# Plowing for a Town (Long Island)



## jturbo86 (Sep 25, 2014)

I've been interested in earning some extra income ever since I purchased a house to help pay the bills since my wife is currently ill and is temporarly unable to work. I do have some experience plowing parking lots but i'm looking for more information about getting a contract with the town of brookhaven. 

A few questions I have are:

Who do I contact about getting a contract?

Am I guaranteed a contract? 

How do they determine pay?

Who contacts you and when if your service is needed?

Thank you for any information you guys can give me Thumbs Up


----------



## BC Handyman (Dec 15, 2010)

I'll try to help, even though I'm not from same country, although I can answer a few of those
Don't know, the town maybe
no
by your contract terms(maybe size of equipment & experiance matter)
no one, your contract tells you when to go out I'd imagine

My advice.....go out & do your friends & family to get more experiance, then look into making it a buiseness that is insured so you can offer your services to others including the town.

Queston, do you even have a truck & or plow?


----------



## alldayrj (Feb 28, 2010)

Where are you on the island? Do you already have a plow?


----------



## mikeyd915 (Sep 22, 2014)

Some of the high cost item you will need to start a plow "business" are:
4x4 truck + plow 
Salt spreader
Work lights
Amber emergency strobe light 
Insurance
24hr service


----------



## hatchmastr (Oct 28, 2011)

you will probably be better off finding a couple of small commercial lots like gas station or small stores,
I have never worked for the town but you will never get rich working for the man .


----------



## TCLandscaping (Jan 27, 2012)

A lot of my buddies plow for the town of islip and brookhaven as they are drillers and such so when snow flies they aren't working. Its actually a good gig from what I understand. You don't have to have amazing equip because if it breaks you just get off the clock and go home. They are always using the excuse of being shorthanded as to why the roads suck so id say yes you will get a contract. go to town hall and ask about what you need to do. Very simple. They call you and tell you when to go check in and go out. No, you wont get rich but its a nice added income for a lower stress level of plowing. No deadlines, no owners busting balls ect!! No you don't need a sander, but yes you need insurance. Payments takes 30 days or so but it always comes. Good luck. 

Where on the Island?


----------



## MajorDave (Feb 4, 2011)

I'm looking for drivers/trucks and have plenty of guaranteed work...do you have a truck/plow? You can send me a Private Message with a way to get in touch with you, but I think you have to have so many posts (maybe 5 posts) before you can do so, if I remember correctly.


----------



## jturbo86 (Sep 25, 2014)

Hey Dave, im looking into purchasing a truck and plow now. I'm extremely reliable and have an excellent work history. I'm looking into something older and reliable. I have a lot of mechanical experience so if it's not reliable it can be made to be. I have limited plow experience but my father has plenty and can easily show me the ropes. Once i fulfill my post requirements ill be in touch. Thank you.


----------



## MajorDave (Feb 4, 2011)

Where are you on Longs Island?


----------



## jturbo86 (Sep 25, 2014)

Port Jeff, But im no stranger to traveling for work. I mainly work in queens and long island city for my regular job.


----------



## MajorDave (Feb 4, 2011)

Ok - no worried - you need 10 posts I was told and be a member for 10 days - shoot me a Private Message when you can...good luck.


----------



## jturbo86 (Sep 25, 2014)

Will do, thanks.


----------



## Bill Grey (Oct 9, 2014)

http://www.plowsite.com/attachment.php?attachmentid=137977&stc=1&d=1414009064

Here is the list of requirements directly from the Town of Brookhaven Highway Dept. website. I believe they pay $55 an hour for a truck with no sander. If you have a sander it's about $63

I have no idea how they schedule you. Give them a call or stop down and they'll help you out.

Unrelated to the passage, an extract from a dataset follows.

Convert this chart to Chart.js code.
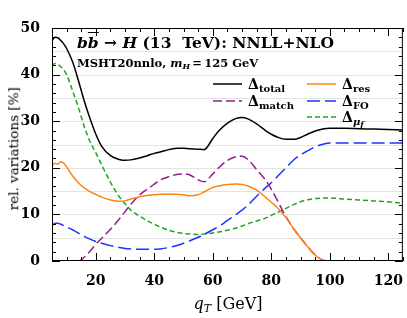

http://www.plowsite.com/attachment.php?attachmentid=137978&stc=1&d=1414009232


----------



## AccuCon (Jan 31, 2013)

From what I gather plow insurance if you are doing roads is a HUGE premium, since the exposure is pretty high.

I could be wrong but my insurance agent always asks if Im doing municipal roads because that's a whole other policy and more expensive...


----------